● **Instruction**:
Skip all pictures, then copy the lines from the start of the data through the line with "const CHART_W = 570;", keeping both ends.

───── Information provided

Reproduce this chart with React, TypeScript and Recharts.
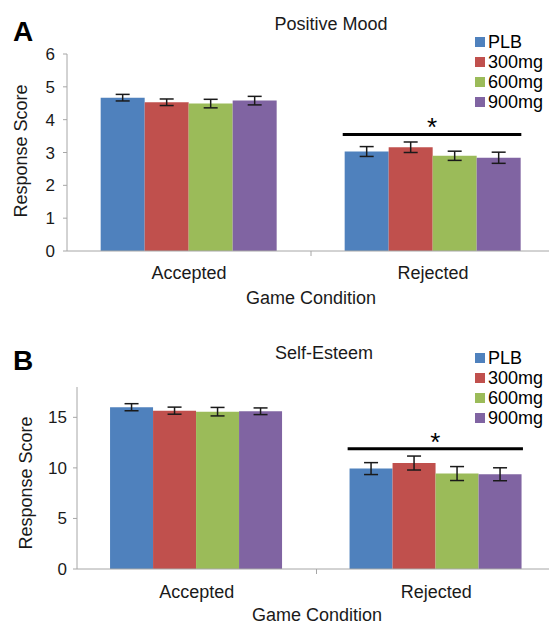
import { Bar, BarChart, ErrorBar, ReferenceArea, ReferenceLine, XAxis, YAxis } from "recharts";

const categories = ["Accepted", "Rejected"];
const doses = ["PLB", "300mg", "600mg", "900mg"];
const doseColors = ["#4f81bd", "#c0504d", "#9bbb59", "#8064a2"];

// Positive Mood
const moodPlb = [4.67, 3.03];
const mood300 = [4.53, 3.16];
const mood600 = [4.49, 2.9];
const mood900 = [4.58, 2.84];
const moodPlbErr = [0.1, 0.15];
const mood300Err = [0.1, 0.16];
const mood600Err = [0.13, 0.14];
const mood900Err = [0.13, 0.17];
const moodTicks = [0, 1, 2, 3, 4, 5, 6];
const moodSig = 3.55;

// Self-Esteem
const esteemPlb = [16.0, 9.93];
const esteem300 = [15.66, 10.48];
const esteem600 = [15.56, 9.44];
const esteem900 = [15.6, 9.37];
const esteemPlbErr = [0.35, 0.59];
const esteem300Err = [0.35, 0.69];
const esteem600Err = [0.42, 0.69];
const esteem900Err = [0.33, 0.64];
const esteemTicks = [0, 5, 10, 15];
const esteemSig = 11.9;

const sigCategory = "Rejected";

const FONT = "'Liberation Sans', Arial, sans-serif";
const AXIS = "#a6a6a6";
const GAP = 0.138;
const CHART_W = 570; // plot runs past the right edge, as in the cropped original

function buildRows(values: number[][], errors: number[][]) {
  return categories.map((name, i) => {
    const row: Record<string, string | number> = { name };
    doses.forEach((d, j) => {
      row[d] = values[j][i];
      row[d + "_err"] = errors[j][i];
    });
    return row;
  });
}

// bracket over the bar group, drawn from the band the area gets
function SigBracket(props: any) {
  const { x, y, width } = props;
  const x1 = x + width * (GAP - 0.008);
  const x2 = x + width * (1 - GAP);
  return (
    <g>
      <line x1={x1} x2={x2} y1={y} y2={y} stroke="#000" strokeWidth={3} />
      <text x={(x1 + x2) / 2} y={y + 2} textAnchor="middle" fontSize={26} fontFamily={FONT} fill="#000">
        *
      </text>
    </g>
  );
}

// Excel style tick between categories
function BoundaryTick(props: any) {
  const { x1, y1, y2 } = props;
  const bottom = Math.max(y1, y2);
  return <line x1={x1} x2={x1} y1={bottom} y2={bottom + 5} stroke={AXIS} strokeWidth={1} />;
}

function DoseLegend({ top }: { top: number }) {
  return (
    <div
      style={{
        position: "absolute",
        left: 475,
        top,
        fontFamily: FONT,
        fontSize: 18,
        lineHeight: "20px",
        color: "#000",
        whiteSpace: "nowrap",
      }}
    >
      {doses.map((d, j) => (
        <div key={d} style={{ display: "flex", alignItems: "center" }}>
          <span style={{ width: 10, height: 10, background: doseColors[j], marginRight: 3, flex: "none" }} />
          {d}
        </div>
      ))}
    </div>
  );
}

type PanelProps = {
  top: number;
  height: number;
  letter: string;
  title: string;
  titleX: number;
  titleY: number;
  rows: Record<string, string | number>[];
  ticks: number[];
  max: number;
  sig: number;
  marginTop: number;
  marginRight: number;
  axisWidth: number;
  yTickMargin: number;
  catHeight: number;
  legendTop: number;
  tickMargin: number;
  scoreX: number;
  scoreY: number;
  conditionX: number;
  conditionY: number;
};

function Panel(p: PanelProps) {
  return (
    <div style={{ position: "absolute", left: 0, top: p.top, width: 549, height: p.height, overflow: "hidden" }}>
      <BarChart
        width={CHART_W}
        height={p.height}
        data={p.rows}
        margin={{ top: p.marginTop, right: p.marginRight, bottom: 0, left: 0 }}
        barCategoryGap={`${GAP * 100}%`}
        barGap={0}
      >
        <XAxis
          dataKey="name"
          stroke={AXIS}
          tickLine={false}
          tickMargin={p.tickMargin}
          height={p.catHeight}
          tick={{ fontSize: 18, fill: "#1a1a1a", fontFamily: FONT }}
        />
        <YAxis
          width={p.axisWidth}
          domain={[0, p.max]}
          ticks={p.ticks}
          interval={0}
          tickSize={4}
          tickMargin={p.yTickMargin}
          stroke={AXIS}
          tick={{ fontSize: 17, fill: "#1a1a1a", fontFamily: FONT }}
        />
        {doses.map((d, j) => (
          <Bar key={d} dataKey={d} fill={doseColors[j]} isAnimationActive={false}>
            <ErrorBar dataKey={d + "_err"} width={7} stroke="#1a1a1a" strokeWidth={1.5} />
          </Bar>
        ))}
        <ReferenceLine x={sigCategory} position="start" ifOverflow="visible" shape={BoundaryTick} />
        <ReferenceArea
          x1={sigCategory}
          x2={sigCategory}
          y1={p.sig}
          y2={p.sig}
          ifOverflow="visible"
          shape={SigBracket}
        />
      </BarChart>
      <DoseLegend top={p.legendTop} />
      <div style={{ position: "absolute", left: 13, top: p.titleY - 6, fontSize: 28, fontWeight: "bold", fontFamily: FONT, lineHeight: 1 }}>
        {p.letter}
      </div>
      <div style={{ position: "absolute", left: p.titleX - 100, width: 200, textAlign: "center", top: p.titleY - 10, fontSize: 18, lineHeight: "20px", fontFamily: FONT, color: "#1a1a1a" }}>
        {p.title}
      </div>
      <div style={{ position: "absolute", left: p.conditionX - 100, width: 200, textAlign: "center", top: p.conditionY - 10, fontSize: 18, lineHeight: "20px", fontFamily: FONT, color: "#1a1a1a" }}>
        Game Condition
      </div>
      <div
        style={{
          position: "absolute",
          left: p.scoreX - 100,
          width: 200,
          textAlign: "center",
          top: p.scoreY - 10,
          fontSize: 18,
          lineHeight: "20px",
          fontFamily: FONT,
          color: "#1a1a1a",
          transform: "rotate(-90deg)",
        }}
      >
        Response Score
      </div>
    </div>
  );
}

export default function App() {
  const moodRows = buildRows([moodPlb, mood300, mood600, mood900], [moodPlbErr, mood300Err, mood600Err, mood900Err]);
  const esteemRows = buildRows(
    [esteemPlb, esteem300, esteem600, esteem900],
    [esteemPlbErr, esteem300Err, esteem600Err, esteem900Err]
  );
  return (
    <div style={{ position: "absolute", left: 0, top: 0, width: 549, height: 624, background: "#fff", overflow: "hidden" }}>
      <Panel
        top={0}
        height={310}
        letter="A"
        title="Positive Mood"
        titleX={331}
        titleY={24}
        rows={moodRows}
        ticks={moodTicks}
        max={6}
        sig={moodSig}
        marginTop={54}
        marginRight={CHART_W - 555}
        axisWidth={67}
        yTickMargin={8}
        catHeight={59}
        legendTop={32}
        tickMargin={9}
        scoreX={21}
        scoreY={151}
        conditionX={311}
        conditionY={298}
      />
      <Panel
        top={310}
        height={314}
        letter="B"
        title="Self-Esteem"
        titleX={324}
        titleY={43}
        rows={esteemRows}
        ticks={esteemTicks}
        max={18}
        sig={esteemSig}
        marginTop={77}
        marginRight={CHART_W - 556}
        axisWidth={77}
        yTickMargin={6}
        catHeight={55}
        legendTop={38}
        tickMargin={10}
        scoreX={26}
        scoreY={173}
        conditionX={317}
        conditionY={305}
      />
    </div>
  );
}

──────────

● **Solved problem**:
Reproduce this chart with React, TypeScript and Recharts.
import { Bar, BarChart, ErrorBar, ReferenceArea, ReferenceLine, XAxis, YAxis } from "recharts";

const categories = ["Accepted", "Rejected"];
const doses = ["PLB", "300mg", "600mg", "900mg"];
const doseColors = ["#4f81bd", "#c0504d", "#9bbb59", "#8064a2"];

// Positive Mood
const moodPlb = [4.67, 3.03];
const mood300 = [4.53, 3.16];
const mood600 = [4.49, 2.9];
const mood900 = [4.58, 2.84];
const moodPlbErr = [0.1, 0.15];
const mood300Err = [0.1, 0.16];
const mood600Err = [0.13, 0.14];
const mood900Err = [0.13, 0.17];
const moodTicks = [0, 1, 2, 3, 4, 5, 6];
const moodSig = 3.55;

// Self-Esteem
const esteemPlb = [16.0, 9.93];
const esteem300 = [15.66, 10.48];
const esteem600 = [15.56, 9.44];
const esteem900 = [15.6, 9.37];
const esteemPlbErr = [0.35, 0.59];
const esteem300Err = [0.35, 0.69];
const esteem600Err = [0.42, 0.69];
const esteem900Err = [0.33, 0.64];
const esteemTicks = [0, 5, 10, 15];
const esteemSig = 11.9;

const sigCategory = "Rejected";

const FONT = "'Liberation Sans', Arial, sans-serif";
const AXIS = "#a6a6a6";
const GAP = 0.138;
const CHART_W = 570; // plot runs past the right edge, as in the cropped original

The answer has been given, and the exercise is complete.